◆ **Your task**
Reproduce the listing exactly, with no pictures in your copy.

◆ **Given information**
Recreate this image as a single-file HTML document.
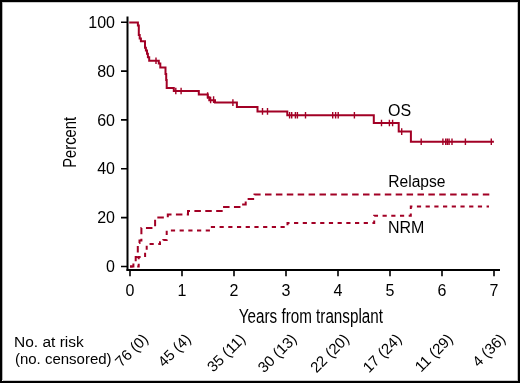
<!DOCTYPE html>
<html><head><meta charset="utf-8"><style>
html,body{margin:0;padding:0;background:#fff;}
body{width:520px;height:383px;overflow:hidden;position:relative;}
svg{position:absolute;left:0;top:0;display:block;will-change:transform;}
text{font-family:"Liberation Sans",sans-serif;fill:#000;}
</style></head><body>
<svg width="520" height="383" viewBox="0 0 520 383">
<rect x="0" y="0" width="520" height="383" fill="#fff"/>
<rect x="1" y="1" width="518" height="381" fill="none" stroke="#000" stroke-width="2"/>
<rect x="2" y="2" width="1" height="378" fill="#000" fill-opacity="0.3"/>
<rect x="3" y="2" width="514" height="1" fill="#000" fill-opacity="0.2"/>
<rect x="517" y="2" width="1" height="379" fill="#000" fill-opacity="0.25"/>
<rect x="3" y="380" width="514" height="1" fill="#000" fill-opacity="0.2"/>

<!-- axes -->
<g stroke="#000" fill="none">
<path d="M127.5,16.5 V270.8" stroke-width="2"/>
<path d="M126.5,269.9 H500" stroke-width="2"/>
<path d="M121,22.3 H127 M121,71.1 H127 M121,119.9 H127 M121,168.8 H127 M121,217.6 H127 M121,266.5 H127" stroke-width="1.6"/>
<path d="M130,270 V276.2 M182,270 V276.2 M234,270 V276.2 M286,270 V276.2 M338,270 V276.2 M390,270 V276.2 M442,270 V276.2 M494,270 V276.2" stroke-width="1.6"/>
</g>

<!-- y labels -->
<g font-size="16" text-anchor="end">
<text x="115" y="27.9">100</text>
<text x="115" y="76.7">80</text>
<text x="115" y="125.5">60</text>
<text x="115" y="174.4">40</text>
<text x="115" y="223.2">20</text>
<text x="115" y="272.1">0</text>
</g>
<!-- x labels -->
<g font-size="16" text-anchor="middle">
<text x="130" y="296">0</text>
<text x="182" y="296">1</text>
<text x="234" y="296">2</text>
<text x="286" y="296">3</text>
<text x="338" y="296">4</text>
<text x="390" y="296">5</text>
<text x="442" y="296">6</text>
<text x="494" y="296">7</text>
</g>

<text transform="translate(238.8,322.5) scale(0.777,1)" font-size="19.6">Years from transplant</text>
<text transform="translate(76.2,142.4) rotate(-90) scale(0.797,1)" font-size="18.5" text-anchor="middle">Percent</text>

<g font-size="15">
<text x="388" y="115.8" font-size="16">OS</text>
<text x="388.3" y="186.5" font-size="15.6">Relapse</text>
<text x="388" y="232.8" font-size="16">NRM</text>
<text transform="translate(14,346.7) scale(1.035,1)">No. at risk</text>
<text x="14.9" y="364">(no. censored)</text>
</g>

<!-- at-risk rotated -->
<g font-size="15" text-anchor="end">
<text transform="translate(149,340) rotate(-45)">76 (0)</text>
<text transform="translate(191.7,340) rotate(-45)">45 (4)</text>
<text transform="translate(246.2,340) rotate(-45)">35 (11)</text>
<text transform="translate(297.6,340) rotate(-45)">30 (13)</text>
<text transform="translate(350,340) rotate(-45)">22 (20)</text>
<text transform="translate(402.5,340) rotate(-45)">17 (24)</text>
<text transform="translate(453.8,340) rotate(-45)">11 (29)</text>
<text transform="translate(506.2,340) rotate(-45)">4 (36)</text>
</g>

<!-- curves -->
<g fill="none" stroke="#a20025" stroke-width="2" stroke-linejoin="miter" stroke-linecap="butt">
<path id="os" d="M129.2,22.5 H137.9 V25.6 H138.8 V35 H139.7 V38.5 H140.9 V41.3 H145 V47.8 H145.9 V50.5 H147 V53.7 H147.9 V57.2 H149.2 V60.7 H158.8 V63.6 H160.3 V67.4 H165.5 V74 H166.2 V80 H166.7 V87.9 H173.8 V91 H198.8 V94.4 H207.8 V97.3 H209.3 V100.2 H215 V102.6 H236.9 V107.1 H257.5 V111.4 H287.3 V115.3 H373.8 V123 H398.7 V131.6 H410.9 V141.8 H493.9"/>
<path id="rel" stroke-dasharray="6.5 4.39" d="M130,266.5 H133.4 V263 H135.7 V257 H137.8 V243 H139.5 V240.5 H141.4 V228 H155.1 V217.6 H167.8 V214.4 H188 V211.1 H222.7 V207.1 H241.5 V204.4 H245.7 V199 H254.5 V194.6 H490"/>
<path id="nrm" stroke-dasharray="4.2 4.51" stroke-dashoffset="1.5" d="M130,266.5 H138.7 V257 H145.1 V250 H146.7 V244 H160 V242.3 H163.3 V240 H166.7 V230.5 H210.6 V226.9 H287.5 V223 H374.2 V215.7 H410.8 V206.5 H489"/>
</g>
<!-- censor ticks -->
<g stroke="#a20025" stroke-width="1.4" fill="none">
<path d="M156.0,57.4 V64.0 M175.8,87.7 V94.3 M181.1,87.7 V94.3 M207.6,92.2 V98.8 M210.6,96.7 V103.3 M213.6,96.3 V102.9 M232.9,99.3 V105.9 M262.5,108.1 V114.7 M267.5,108.1 V114.7 M289.6,112.0 V118.6 M291.7,112.0 V118.6 M295.4,112.0 V118.6 M297.4,112.0 V118.6 M305.5,112.0 V118.6 M332.7,112.0 V118.6 M335.6,112.0 V118.6 M338.2,112.0 V118.6 M354.4,112.0 V118.6 M381.5,119.7 V126.3 M389.4,119.7 V126.3 M392.6,119.7 V126.3 M401.7,128.3 V134.9 M421.2,138.5 V145.1 M442.9,138.5 V145.1 M445.7,138.5 V145.1 M447.4,138.5 V145.1 M449.1,138.5 V145.1 M452.0,138.5 V145.1 M465.4,138.5 V145.1 M491.3,138.5 V145.1"/>
</g>
</svg>
</body></html>
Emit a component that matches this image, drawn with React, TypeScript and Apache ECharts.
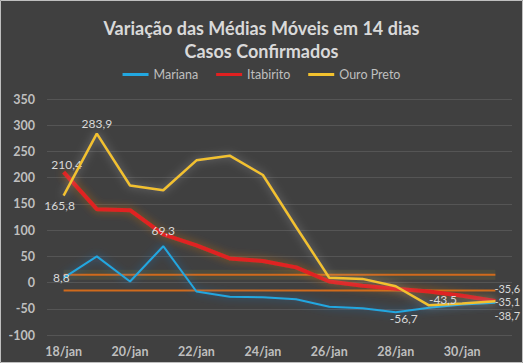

◆ **Task result**
Recreate this image as a single-file HTML document.
<!DOCTYPE html>
<html><head><meta charset="utf-8"><style>
html,body{margin:0;padding:0;background:#fff;}
body{width:520px;height:383px;overflow:hidden;position:relative;}
svg{position:absolute;left:0;top:0;display:block;will-change:transform;}
text{font-family:"Liberation Sans",sans-serif;fill:#000;}
</style></head><body>
<svg width="520" height="383" viewBox="0 0 520 383">
<rect x="0" y="0" width="520" height="383" fill="#fff"/>
<rect x="1" y="1" width="518" height="381" fill="none" stroke="#000" stroke-width="2"/>
<rect x="2" y="2" width="1" height="378" fill="#000" fill-opacity="0.3"/>
<rect x="3" y="2" width="514" height="1" fill="#000" fill-opacity="0.2"/>
<rect x="517" y="2" width="1" height="379" fill="#000" fill-opacity="0.25"/>
<rect x="3" y="380" width="514" height="1" fill="#000" fill-opacity="0.2"/>

<!-- axes -->
<g stroke="#000" fill="none">
<path d="M127.5,16.5 V270.8" stroke-width="2"/>
<path d="M126.5,269.9 H500" stroke-width="2"/>
<path d="M121,22.3 H127 M121,71.1 H127 M121,119.9 H127 M121,168.8 H127 M121,217.6 H127 M121,266.5 H127" stroke-width="1.6"/>
<path d="M130,270 V276.2 M182,270 V276.2 M234,270 V276.2 M286,270 V276.2 M338,270 V276.2 M390,270 V276.2 M442,270 V276.2 M494,270 V276.2" stroke-width="1.6"/>
</g>

<!-- y labels -->
<g font-size="16" text-anchor="end">
<text x="115" y="27.9">100</text>
<text x="115" y="76.7">80</text>
<text x="115" y="125.5">60</text>
<text x="115" y="174.4">40</text>
<text x="115" y="223.2">20</text>
<text x="115" y="272.1">0</text>
</g>
<!-- x labels -->
<g font-size="16" text-anchor="middle">
<text x="130" y="296">0</text>
<text x="182" y="296">1</text>
<text x="234" y="296">2</text>
<text x="286" y="296">3</text>
<text x="338" y="296">4</text>
<text x="390" y="296">5</text>
<text x="442" y="296">6</text>
<text x="494" y="296">7</text>
</g>

<text transform="translate(238.8,322.5) scale(0.777,1)" font-size="19.6">Years from transplant</text>
<text transform="translate(76.2,142.4) rotate(-90) scale(0.797,1)" font-size="18.5" text-anchor="middle">Percent</text>

<g font-size="15">
<text x="388" y="115.8" font-size="16">OS</text>
<text x="388.3" y="186.5" font-size="15.6">Relapse</text>
<text x="388" y="232.8" font-size="16">NRM</text>
<text transform="translate(14,346.7) scale(1.035,1)">No. at risk</text>
<text x="14.9" y="364">(no. censored)</text>
</g>

<!-- at-risk rotated -->
<g font-size="15" text-anchor="end">
<text transform="translate(149,340) rotate(-45)">76 (0)</text>
<text transform="translate(191.7,340) rotate(-45)">45 (4)</text>
<text transform="translate(246.2,340) rotate(-45)">35 (11)</text>
<text transform="translate(297.6,340) rotate(-45)">30 (13)</text>
<text transform="translate(350,340) rotate(-45)">22 (20)</text>
<text transform="translate(402.5,340) rotate(-45)">17 (24)</text>
<text transform="translate(453.8,340) rotate(-45)">11 (29)</text>
<text transform="translate(506.2,340) rotate(-45)">4 (36)</text>
</g>

<!-- curves -->
<g fill="none" stroke="#a20025" stroke-width="2" stroke-linejoin="miter" stroke-linecap="butt">
<path id="os" d="M129.2,22.5 H137.9 V25.6 H138.8 V35 H139.7 V38.5 H140.9 V41.3 H145 V47.8 H145.9 V50.5 H147 V53.7 H147.9 V57.2 H149.2 V60.7 H158.8 V63.6 H160.3 V67.4 H165.5 V74 H166.2 V80 H166.7 V87.9 H173.8 V91 H198.8 V94.4 H207.8 V97.3 H209.3 V100.2 H215 V102.6 H236.9 V107.1 H257.5 V111.4 H287.3 V115.3 H373.8 V123 H398.7 V131.6 H410.9 V141.8 H493.9"/>
<path id="rel" stroke-dasharray="6.5 4.39" d="M130,266.5 H133.4 V263 H135.7 V257 H137.8 V243 H139.5 V240.5 H141.4 V228 H155.1 V217.6 H167.8 V214.4 H188 V211.1 H222.7 V207.1 H241.5 V204.4 H245.7 V199 H254.5 V194.6 H490"/>
<path id="nrm" stroke-dasharray="4.2 4.51" stroke-dashoffset="1.5" d="M130,266.5 H138.7 V257 H145.1 V250 H146.7 V244 H160 V242.3 H163.3 V240 H166.7 V230.5 H210.6 V226.9 H287.5 V223 H374.2 V215.7 H410.8 V206.5 H489"/>
</g>
<!-- censor ticks -->
<g stroke="#a20025" stroke-width="1.4" fill="none">
<path d="M156.0,57.4 V64.0 M175.8,87.7 V94.3 M181.1,87.7 V94.3 M207.6,92.2 V98.8 M210.6,96.7 V103.3 M213.6,96.3 V102.9 M232.9,99.3 V105.9 M262.5,108.1 V114.7 M267.5,108.1 V114.7 M289.6,112.0 V118.6 M291.7,112.0 V118.6 M295.4,112.0 V118.6 M297.4,112.0 V118.6 M305.5,112.0 V118.6 M332.7,112.0 V118.6 M335.6,112.0 V118.6 M338.2,112.0 V118.6 M354.4,112.0 V118.6 M381.5,119.7 V126.3 M389.4,119.7 V126.3 M392.6,119.7 V126.3 M401.7,128.3 V134.9 M421.2,138.5 V145.1 M442.9,138.5 V145.1 M445.7,138.5 V145.1 M447.4,138.5 V145.1 M449.1,138.5 V145.1 M452.0,138.5 V145.1 M465.4,138.5 V145.1 M491.3,138.5 V145.1"/>
</g>
</svg>
</body></html>
Emit a component that matches this image, drawn with React, TypeScript and Apache ECharts.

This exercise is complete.